Wednesday, November 19, 2008

Fools Progress

The spires of capital are crumbling. The anabolic boiling in the towers of the global village has been reduced to a simmer, and as the bubbles burst, the high water mark is adjusting down. The boys down on Wall Street with their bright suits, their million dollar smiles aren’t worth so much anymore: the market—sum of their shared belief, totality of their actions—has hysterically convulsed downward over the last month, and the faith of the watching world has been shaken to the core. No longer reassured by the giant American flag that hangs limp from the exchange wall, we need something a little more solid. But Don’t Worry, the great towers of glass and steel are rising again. Just down the street, climbing out of the ashes of the old World Trade Center, the Freedom Tower recently crested ground level. Stories speak louder than words, and it’s going to have 108 of them. But what are they saying?

The brilliant Canadian author and social critic Ronald Wright might know, if anyone asked him. And if they listened long enough, he’d likely mention Easter Island. In his insightful 2004 book A Short History of Progress, the little atoll is but one of several societies, including ours, in which he identifies the tell-tail signs of oncoming collapse.

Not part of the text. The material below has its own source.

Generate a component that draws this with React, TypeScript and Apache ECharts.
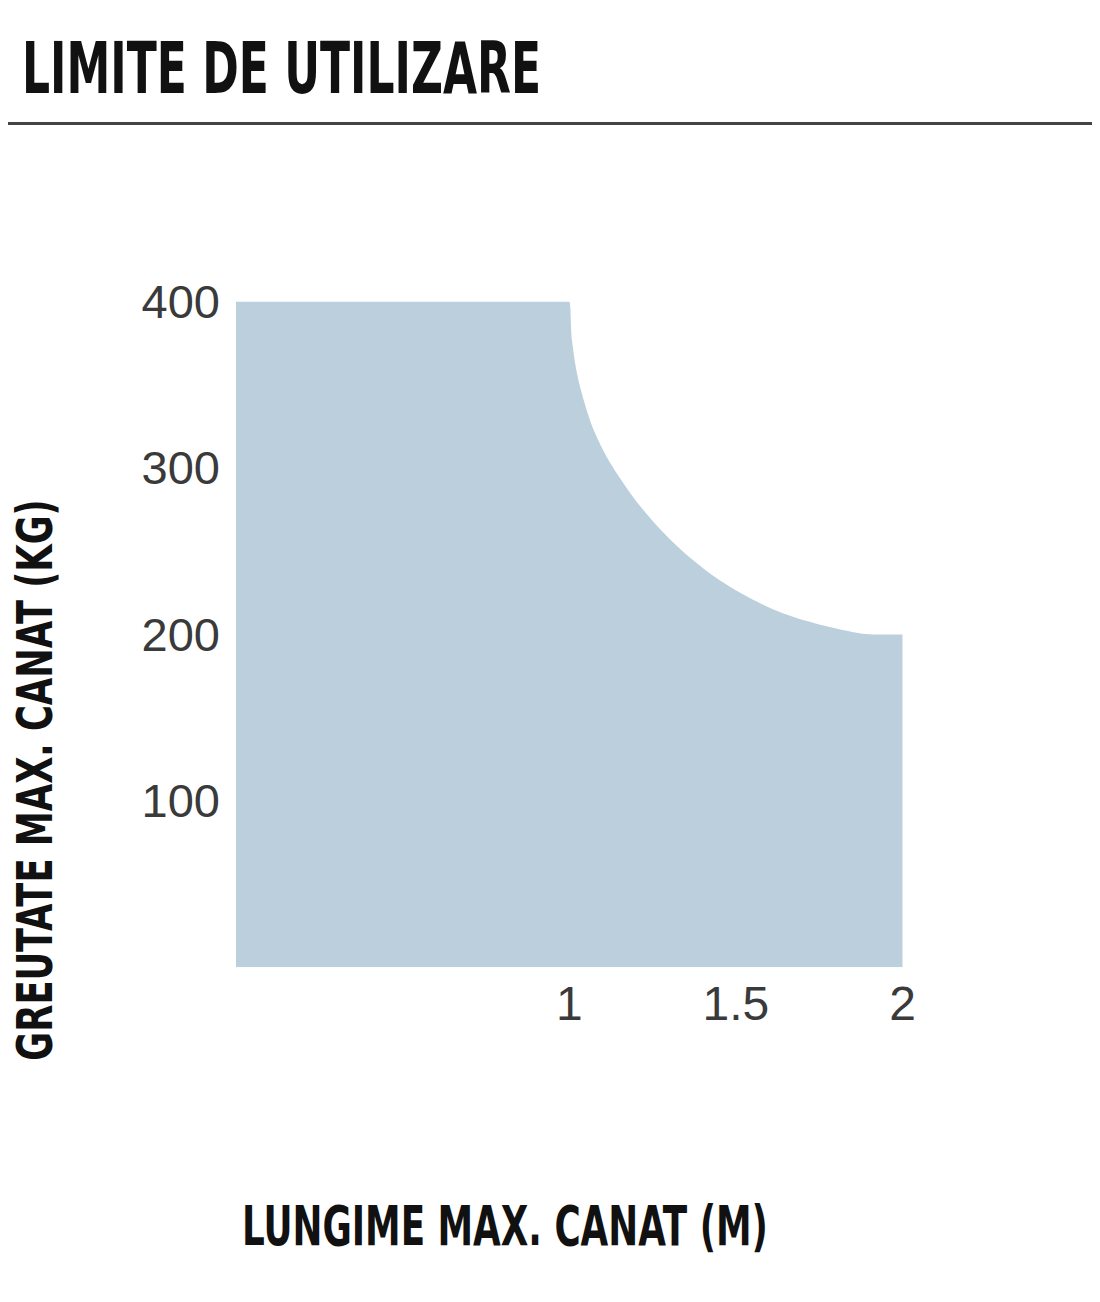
import React, { useEffect, useRef } from "react";
import * as echarts from "echarts";

const TITLE = "LIMITE DE UTILIZARE";
const X_NAME = "LUNGIME MAX. CANAT (M)";
const Y_NAME = "GREUTATE MAX. CANAT (KG)";

const X_TICKS = [1, 1.5, 2];
const Y_TICKS = [100, 200, 300, 400];

// usage limit boundary: [length (m), max weight (kg)]
const LIMIT_FLAT: [number, number][] = [
  [0, 400],
  [0.5, 400],
  [0.99, 400],
];
const LIMIT_CURVE: [number, number][] = [
  [1.0, 400],
  [1.008, 377],
  [1.023, 357],
  [1.043, 341],
  [1.073, 323],
  [1.123, 303],
  [1.213, 277],
  [1.313, 255],
  [1.413, 238],
  [1.513, 225],
  [1.613, 215],
  [1.713, 208],
  [1.813, 203],
  [1.912, 200],
  [2.0, 200],
];

const FILL = "#bccfdc";
const COND = "'Liberation Sans Narrow', 'DejaVu Sans Condensed', sans-serif";

export default function App() {
  const ref = useRef<HTMLDivElement>(null);
  useEffect(() => {
    if (!ref.current) return;
    const chart = echarts.init(ref.current, null, { renderer: "svg" });
    const data = [...LIMIT_FLAT, ...LIMIT_CURVE];
    chart.setOption({
      animation: false,
      backgroundColor: "#ffffff",
      grid: { left: 228, right: 197.5, top: 293.5, bottom: 326.7 },
      xAxis: {
        type: "value",
        min: 0,
        max: 2,
        interval: 0.5,
        axisLine: { show: false },
        axisTick: { show: false },
        splitLine: { show: false },
        axisLabel: {
          margin: 12,
          fontSize: 48,
          color: "#3a3a3a",
          fontFamily: "'Liberation Sans', Arial, sans-serif",
          formatter: (v: number) => (X_TICKS.includes(v) ? String(v) : ""),
        },
      },
      yAxis: {
        type: "value",
        min: 0,
        max: 400,
        interval: 100,
        axisLine: { show: false },
        axisTick: { show: false },
        splitLine: { show: false },
        axisLabel: {
          margin: 16,
          fontSize: 47,
          color: "#3a3a3a",
          fontFamily: "'Liberation Sans', Arial, sans-serif",
          formatter: (v: number) => (Y_TICKS.includes(v) ? String(v) : ""),
        },
      },
      series: [
        {
          type: "line",
          data,
          smooth: 0.3,
          showSymbol: false,
          symbol: "none",
          lineStyle: { width: 0, color: FILL },
          areaStyle: { color: FILL, opacity: 1 },
          silent: true,
        },
      ],
      graphic: [
        {
          type: "text",
          x: 14,
          y: 59.5,
          scaleX: 0.69,
          style: {
            text: TITLE,
            font: `bold 71px ${COND}`,
            fill: "#111111",
            align: "left",
            verticalAlign: "middle",
          },
        },
        {
          type: "line",
          shape: { x1: 0, y1: 115.5, x2: 1092, y2: 115.5 },
          style: { stroke: "#444444", lineWidth: 3 },
        },
        {
          type: "text",
          x: 497,
          y: 1217,
          scaleX: 0.71,
          style: {
            text: X_NAME,
            font: `bold 56px ${COND}`,
            fill: "#111111",
            align: "center",
            verticalAlign: "middle",
          },
        },
        {
          type: "text",
          x: 27,
          y: 772,
          rotation: Math.PI / 2,
          scaleX: 0.8,
          style: {
            text: Y_NAME,
            font: `bold 49px ${COND}`,
            fill: "#111111",
            align: "center",
            verticalAlign: "middle",
          },
        },
      ],
    });
    return () => chart.dispose();
  }, []);
  return <div ref={ref} style={{ width: 1092, height: 1286 }} />;
}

The island was ecologically devastated by the time it was “discovered” by the Dutch, and with no wood to support such large building projects, the island’s famous statues were long a mystery. “We could not comprehend how it was possible that these people, who are devoid of heavy thick timber [or] strong ropes, nevertheless had been able to erect such images, which were fully 30 feet high,” Captain Cook wrote on first seeing the island, before going on to lament that God had not provided the islanders with any useful natural resources. But he had: at one time the island had been a virtual paradise, with lush soil which supported a rich tropical forest. “The catastrophe on Easter Island,” says Wright, “was man.”

Like many other oceanic peoples, the Islanders practiced ancestor worship. The giant stone moai were their fathers and mothers, from whom flowed the bounty of the island, and by praying to the moai on their beachside alters, the islanders could be sure that the bounty would not run dry. This system was not to last. The islanders became competitive with each other and carved larger and larger statues; cutting down more and more of the trees they needed to transport the silent moai down to the beach. “We might think,” Wright postulates, “that as trees became scarce, the erection of statues would have been curtailed, and timber reserved for essential purposes such as boat building and roofing. But that is not what happened. The people who felled the last tree could see it was the last, could know with complete certainty that there would never be another. And they felled it anyway. All shade vanished from the land except for the hard-edged shadows cast by the petrified ancestors, who the people loved all the more because they made them feel less alone.”

And they didn’t stop there. Unable to question their belief in the ancestors, the islanders kept building. “[The statues] promised the return on plenty, if only the people would keep faith and honour them with increase. ‘But how will we take you to the altars?’ asked the carvers, and the moai answered that when the time came they would walk on their own. So the sound of hammering still rang from the quarries, and the… walls came alive with hundreds of new giants, growing even bigger now that they had no need of human transport.”

“The people had been seduced,” Wright says, “by a kind of progress that becomes a mania, an ‘ideological pathology.’” He’s right: the largest moai that the islander managed to drag to the beach is 30 feet high, and weighs 80 tons. The largest ever carved is 65 feet tall and weighs 200. It never moved from the spot it was built.

The Freedom Tower will be 1,776 feet high, a reference to the Declaration of Independence, and will accommodate 2.6 million square feet of office space. It will weigh 510,000 tons. More than one million people worldwide are inadequately housed, mostly living in slums and tent cities, while one hundred million have no homes at all. Between July 2007 and July 2008, steel prices nearly doubled, and as demand grows, the cost of cement continues to climb.

And what does the freedom tower say to us? It says everything is okay. It says the engines that built it are running smooth, the ideology intact. Limitless expansion can go on. It need not even stop at the edges of this world. In the words of Daniel Childs, head architect for the project, the Freedom Tower will reflect and embody “an important piece of New York City property,” that most potent and unattainable symbol of freedom, “the sky.”